[START DATA PROVIDED]

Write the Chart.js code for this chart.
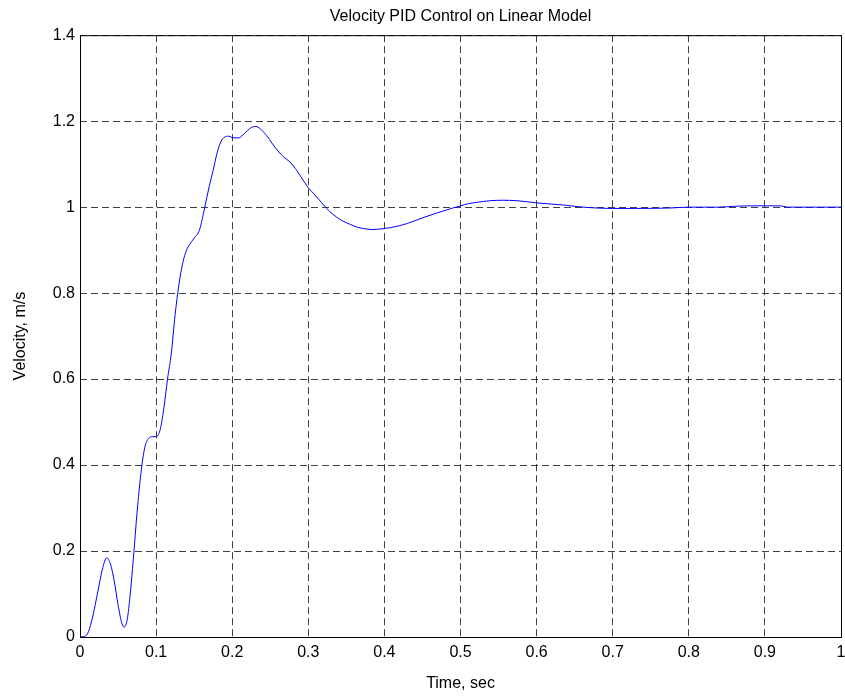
<!DOCTYPE html>
<html>
<head>
<meta charset="utf-8">
<title>Velocity PID Control on Linear Model</title>
<script src="https://cdn.jsdelivr.net/npm/chart.js@4"></script>
<style>
  html, body { margin: 0; padding: 0; background: #fff; }
  #wrap { width: 845px; height: 697px; }
</style>
</head>
<body>
<div id="wrap"><canvas id="pidChart" width="845" height="697"></canvas></div>
<script>
// step response samples (time in sec, velocity in m/s)
const timeS = [
  0, 0.005, 0.01, 0.015, 0.02, 0.025, 0.03, 0.035, 0.04, 0.045,
  0.05, 0.055, 0.058, 0.062, 0.066, 0.07, 0.075, 0.08, 0.085, 0.09,
  0.095, 0.1, 0.105, 0.11, 0.115, 0.12, 0.125, 0.13, 0.135, 0.14,
  0.144, 0.15, 0.157, 0.164, 0.17, 0.175, 0.18, 0.185, 0.19, 0.195,
  0.2, 0.205, 0.21, 0.215, 0.22, 0.225, 0.231, 0.237, 0.245, 0.253,
  0.261, 0.268, 0.276, 0.283, 0.289, 0.295, 0.3, 0.309, 0.32, 0.328,
  0.337, 0.345, 0.355, 0.365, 0.377, 0.385, 0.394, 0.407, 0.418, 0.43,
  0.45, 0.47, 0.49, 0.5, 0.51, 0.521, 0.539, 0.555, 0.574, 0.6,
  0.62, 0.635, 0.655, 0.679, 0.7, 0.73, 0.775, 0.8, 0.84, 0.86,
  0.88, 0.92, 0.93, 1.0
];
const velocity = [
  0, 0.001, 0.008, 0.035, 0.075, 0.12, 0.162, 0.184, 0.17, 0.13,
  0.075, 0.032, 0.023, 0.04, 0.1, 0.18, 0.29, 0.38, 0.44, 0.462,
  0.466, 0.466, 0.48, 0.53, 0.6, 0.66, 0.75, 0.82, 0.87, 0.9,
  0.913, 0.928, 0.947, 1.0, 1.05, 1.086, 1.125, 1.152, 1.163, 1.165,
  1.162, 1.161, 1.162, 1.17, 1.178, 1.185, 1.188, 1.182, 1.167, 1.147,
  1.129, 1.116, 1.105, 1.09, 1.074, 1.058, 1.045, 1.028, 1.005, 0.99,
  0.977, 0.968, 0.96, 0.953, 0.949, 0.948, 0.949, 0.952, 0.956, 0.962,
  0.975, 0.987, 0.998, 1.003, 1.008, 1.011, 1.015, 1.016, 1.015, 1.01,
  1.007, 1.005, 1.001, 0.998, 0.997, 0.997, 0.998, 1.0, 1.0, 1.002,
  1.003, 1.003, 1.0, 1.0
];
const xTickValues = [0, 0.1, 0.2, 0.3, 0.4, 0.5, 0.6, 0.7, 0.8, 0.9, 1];
const yTickValues = [0, 0.2, 0.4, 0.6, 0.8, 1, 1.2, 1.4];

Chart.defaults.font.family = "'Liberation Sans', Arial, Helvetica, sans-serif";
Chart.defaults.font.size = 16;
Chart.defaults.color = "#000";

// solid box around the plot area, like a matlab axes
// (offset by half a pixel so it sits on the outer grid lines)
const axesBox = {
  id: "axesBox",
  afterDraw(chart) {
    const { ctx, chartArea: a } = chart;
    ctx.save();
    ctx.strokeStyle = "#000";
    ctx.lineWidth = 1;
    ctx.strokeRect(a.left + 0.5, a.top + 0.5, a.right - a.left, a.bottom - a.top);
    ctx.restore();
  }
};

const gridStyle = {
  color: "rgba(0,0,0,0.75)",
  lineWidth: 1,
  drawTicks: false
};
const gridBorder = { display: false, dash: [7, 4] };

new Chart(document.getElementById("pidChart"), {
  type: "line",
  data: {
    datasets: [{
      label: "Velocity",
      data: timeS.map((t, i) => ({ x: t, y: velocity[i] })),
      borderColor: "#0000ff",
      borderWidth: 1,
      pointRadius: 0,
      cubicInterpolationMode: "monotone",
      fill: false
    }]
  },
  options: {
    responsive: false,
    animation: false,
    layout: { padding: { left: 0, right: 4, top: 0, bottom: 0 } },
    plugins: {
      legend: { display: false },
      tooltip: { enabled: false },
      title: {
        display: true,
        text: "Velocity PID Control on Linear Model",
        fullSize: false,
        font: { size: 16, weight: "normal", lineHeight: 1.2 },
        padding: { top: 7, bottom: 9 }
      }
    },
    scales: {
      x: {
        type: "linear",
        min: 0,
        max: 1,
        grid: { ...gridStyle },
        border: gridBorder,
        afterBuildTicks: (scale) => { scale.ticks = xTickValues.map(v => ({ value: v })); },
        afterFit: (scale) => {
          scale.height = 60;
          // let the end labels hang past the plot edges
          scale.paddingLeft = 0;
          scale.paddingRight = 0;
        },
        ticks: { padding: 6, maxRotation: 0, callback: (v) => String(v) },
        title: {
          display: true,
          text: "Time, sec",
          font: { size: 16 },
          padding: { top: 0, bottom: 4 }
        }
      },
      y: {
        type: "linear",
        min: 0,
        max: 1.4,
        grid: { ...gridStyle },
        border: gridBorder,
        afterBuildTicks: (scale) => { scale.ticks = yTickValues.map(v => ({ value: v })); },
        afterFit: (scale) => {
          scale.width = 80;
          scale.paddingTop = 0;
          scale.paddingBottom = 0;
        },
        ticks: { padding: 5, callback: (v) => String(v) },
        title: {
          display: true,
          text: "Velocity, m/s",
          font: { size: 16 },
          padding: { top: 11, bottom: 0 }
        }
      }
    }
  },
  plugins: [axesBox]
});
</script>
</body>
</html>
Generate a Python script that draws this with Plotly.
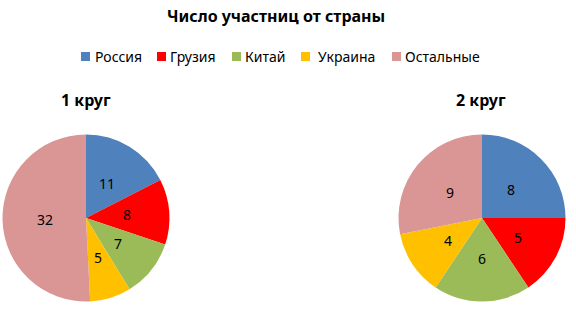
import numpy as np
import plotly.graph_objects as go

countries = ["Россия", "Грузия", "Китай", "Украина", "Остальные"]
round1 = [11, 8, 7, 5, 32]
round2 = [8, 5, 6, 4, 9]
colors = ["#4F81BD", "#FF0000", "#9BBB59", "#FFC000", "#D99694"]
title = "Число участниц от страны"
sub1 = "1 круг"
sub2 = "2 круг"

W, H = 576, 314
FONT = "Noto Sans"
R = 83.5
centers = [(86, 218), (482, 218)]
legend_sq_x = [81, 157, 232, 301, 392]
legend_txt_x = [93, 168, 243, 316, 403]
legend_y = 56.5

def dom(cx, cy, r):
    return dict(x=[(cx - r) / W, (cx + r) / W], y=[1 - (cy + r) / H, 1 - (cy - r) / H])

fig = go.Figure()
annotations = []
shapes = []
for vals, (cx, cy) in zip([round1, round2], centers):
    fig.add_trace(go.Pie(
        labels=countries, values=vals, sort=False, direction="clockwise", rotation=0,
        marker=dict(colors=colors, line=dict(width=0)),
        textinfo="none", domain=dom(cx, cy, R), showlegend=False,
        hoverinfo="label+value",
    ))
    v = np.array(vals, dtype=float)
    cum = np.cumsum(v) - v / 2
    ang = cum / v.sum() * 2 * np.pi
    for val, a in zip(vals, ang):
        px = cx + 0.49 * R * np.sin(a)
        py = cy - 0.49 * R * np.cos(a)
        annotations.append(dict(text=str(val), x=px / W, y=1 - py / H, xref="paper", yref="paper",
                                showarrow=False, font=dict(size=14, family=FONT, color="black"),
                                xanchor="center", yanchor="middle"))

for name, col, sx, tx in zip(countries, colors, legend_sq_x, legend_txt_x):
    shapes.append(dict(type="rect", xref="paper", yref="paper", x0=sx / W, x1=(sx + 9) / W,
                       y0=1 - (legend_y + 4.5) / H, y1=1 - (legend_y - 4.5) / H,
                       fillcolor=col, line=dict(width=0)))
    annotations.append(dict(text=name, x=tx / W, y=1 - legend_y / H, xref="paper", yref="paper",
                            showarrow=False, font=dict(size=14, family=FONT, color="black"),
                            xanchor="left", yanchor="middle"))

annotations += [
    dict(text="<b>" + title + "</b>", x=276 / W, y=1 - 16 / H, xref="paper", yref="paper",
         showarrow=False, font=dict(size=16, family=FONT), xanchor="center", yanchor="middle"),
    dict(text="<b>" + sub1 + "</b>", x=86 / W, y=1 - 100 / H, xref="paper", yref="paper",
         showarrow=False, font=dict(size=16, family=FONT), xanchor="center", yanchor="middle"),
    dict(text="<b>" + sub2 + "</b>", x=481 / W, y=1 - 100 / H, xref="paper", yref="paper",
         showarrow=False, font=dict(size=16, family=FONT), xanchor="center", yanchor="middle"),
]

fig.update_layout(
    width=W, height=H, margin=dict(l=0, r=0, t=0, b=0),
    paper_bgcolor="white", plot_bgcolor="white",
    font=dict(family=FONT, color="black"),
    showlegend=False,
    annotations=annotations, shapes=shapes,
)
fig.write_html("out.html")
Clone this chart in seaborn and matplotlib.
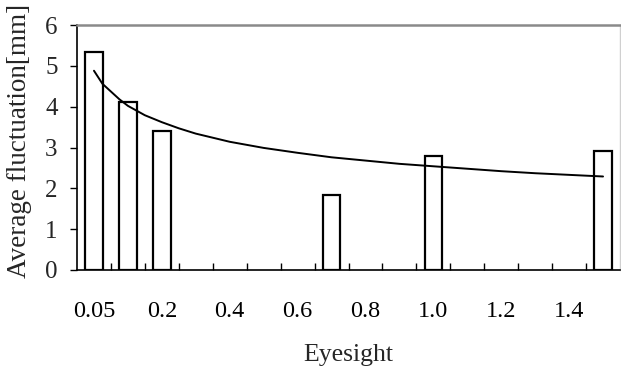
import numpy as np
import pandas as pd
import matplotlib
matplotlib.use("Agg")
import matplotlib.pyplot as plt
import seaborn as sns

# ---- data ----
categories = ["0.05", "0.1", "0.2", "0.3", "0.4", "0.5", "0.6", "0.7",
              "0.8", "0.9", "1.0", "1.1", "1.2", "1.3", "1.4", "1.5"]
bar_eyesight = ["0.05", "0.1", "0.2", "0.7", "1.0", "1.5"]
bar_values = [5.35, 4.11, 3.41, 1.84, 2.78, 2.92]

# trend curve (position in category index, value)
curve_pos = [0, 0.25, 0.5, 0.75, 1, 1.5, 2, 2.5, 3, 4, 5, 6, 7, 8, 9, 10,
             11, 12, 13, 14, 15]
curve_val = [4.88, 4.56, 4.37, 4.18, 4.02, 3.79, 3.62, 3.47, 3.34, 3.14,
             2.99, 2.87, 2.76, 2.68, 2.60, 2.54, 2.48, 2.42, 2.37, 2.33, 2.29]

tick_labels = ["0.05", "0.2", "0.4", "0.6", "0.8", "1.0", "1.2", "1.4"]
y_ticks = [0, 1, 2, 3, 4, 5, 6]

# ---- style ----
sns.set_theme(style="white")
plt.rcParams["font.family"] = ["Liberation Serif", "DejaVu Serif"]

fig = plt.figure(figsize=(6.21, 3.70), dpi=100)
ax = fig.add_axes([77 / 621, 1 - 270 / 370, 543 / 621, 245 / 370])

df = pd.DataFrame({"Eyesight": bar_eyesight, "Fluct": bar_values})
sns.barplot(data=df, x="Eyesight", y="Fluct", order=categories,
            color="white", edgecolor="black", linewidth=1.6, width=0.52,
            errorbar=None, ax=ax)
for p in ax.patches:
    p.set_facecolor("white")

ax.plot(curve_pos, curve_val, color="black", lw=1.4, zorder=3)

ax.set_xlim(-0.5, len(categories) - 0.5)
ax.set_ylim(0, 6)
ax.set_yticks(y_ticks)
ax.set_yticklabels([str(v) for v in y_ticks], fontsize=18)

major_pos = [categories.index(l) for l in tick_labels]
ax.set_xticks(major_pos)
ax.set_xticklabels(tick_labels, fontsize=17.5)
ax.set_xticks(np.arange(0.5, len(categories) - 1, 1.0), minor=True)

ax.tick_params(axis="x", which="major", length=0, pad=22, colors="black")
ax.tick_params(axis="x", which="minor", direction="in", length=5,
               width=1, color="black", bottom=True)
ax.tick_params(axis="y", which="major", direction="out", length=5,
               width=1, color="black", left=True, pad=9)

ax.set_xlabel("Eyesight", fontsize=18.5, labelpad=16)
ax.set_ylabel("Average fluctuation[mm]", fontsize=19.5)
ax.yaxis.set_label_coords(-0.082, 0.527)

for side in ["left", "bottom"]:
    ax.spines[side].set_color("black")
    ax.spines[side].set_linewidth(1.2)
ax.spines["top"].set_color("#8a8a8a")
ax.spines["top"].set_linewidth(1.8)
ax.spines["right"].set_color("#d0d0d0")
ax.spines["right"].set_linewidth(1.0)
for s in ax.spines.values():
    s.set_visible(True)

fig.savefig("out.png", dpi=100)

[END DATA PROVIDED]

*PROBLEM STATEMENT:* Reproduce exactly the lines above starting at the line containing "Clone this chart in seaborn and matplotlib." and ending at the line containing "ax = fig.add_axes([77", including both, but not the pictures.

*EXERCISE SOLUTION:*
Clone this chart in seaborn and matplotlib.
import numpy as np
import pandas as pd
import matplotlib
matplotlib.use("Agg")
import matplotlib.pyplot as plt
import seaborn as sns

# ---- data ----
categories = ["0.05", "0.1", "0.2", "0.3", "0.4", "0.5", "0.6", "0.7",
              "0.8", "0.9", "1.0", "1.1", "1.2", "1.3", "1.4", "1.5"]
bar_eyesight = ["0.05", "0.1", "0.2", "0.7", "1.0", "1.5"]
bar_values = [5.35, 4.11, 3.41, 1.84, 2.78, 2.92]

# trend curve (position in category index, value)
curve_pos = [0, 0.25, 0.5, 0.75, 1, 1.5, 2, 2.5, 3, 4, 5, 6, 7, 8, 9, 10,
             11, 12, 13, 14, 15]
curve_val = [4.88, 4.56, 4.37, 4.18, 4.02, 3.79, 3.62, 3.47, 3.34, 3.14,
             2.99, 2.87, 2.76, 2.68, 2.60, 2.54, 2.48, 2.42, 2.37, 2.33, 2.29]

tick_labels = ["0.05", "0.2", "0.4", "0.6", "0.8", "1.0", "1.2", "1.4"]
y_ticks = [0, 1, 2, 3, 4, 5, 6]

# ---- style ----
sns.set_theme(style="white")
plt.rcParams["font.family"] = ["Liberation Serif", "DejaVu Serif"]

fig = plt.figure(figsize=(6.21, 3.70), dpi=100)
ax = fig.add_axes([77 / 621, 1 - 270 / 370, 543 / 621, 245 / 370])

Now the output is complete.